Percentage variation method is used when the “retailer has a high annual inventory-turnover rate—six or more times a year” (). One this type of inventory method, the assumption is that the fluctuations of inventory will be half as great as the fluctuations in the sales. The formula for this method is the Beginning of month stock (BOM) subtracted by the average stock for the season, multiplied by one half. That total is then added to the planned sales for the month, divided by average monthly sales to come to the inventory dollar amount to be needed each month. This method would not work very well for lower turnover companies like furniture and large appliance sales.

Some retailers have extremely high sales, or high turnover and require a more weekly plan, instead of the monthly plans that many can get away with. The week’s supply method is also good for perishable products that will not last a whole month in stock and will have to be replenished more than once in a months time.
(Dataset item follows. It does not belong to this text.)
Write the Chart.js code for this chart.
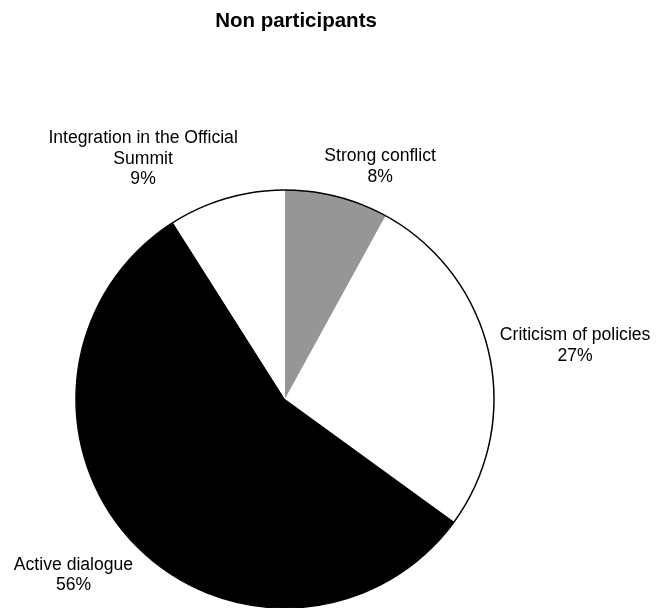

There are three amounts that have to be considered when using this method. First the number of weeks to be stocked should be found out by taking the number of weeks in the period and dividing it by the stock turnover rate for the period. Secondly, the average weekly sales amount should be found by estimating the total sales for the period and then dividing it by the number of weeks in a given period. Lastly, the BOM stock must be figured. This will be done by taking the average weekly sales and multiplying that by the number of weeks to be stocked. After those three figures are done, the company will derive at the total amount that needs to be kept on hand and purchased, on a weekly basis.

The last common inventory plan is called stock-to-sales method. In this method a company will have to first determine a ratio for the amount times the BOM they would like to keep on stock. The suggested sales for the month will then be times by the ratio, to come up to the proper dollar amount of inventory to have on hand.

This method is used well in industries and companies who have been around long enough to use historical data to properly determine their company’s ratio needed. If the ratio is off, the amount of inventory may not be sufficient for the customer’s needs.


Dunne, P. M., Lusch, R. F., & J. R. Carver. (2014). (8th ed.). Mason, OH: South-Western, Cengage Learning.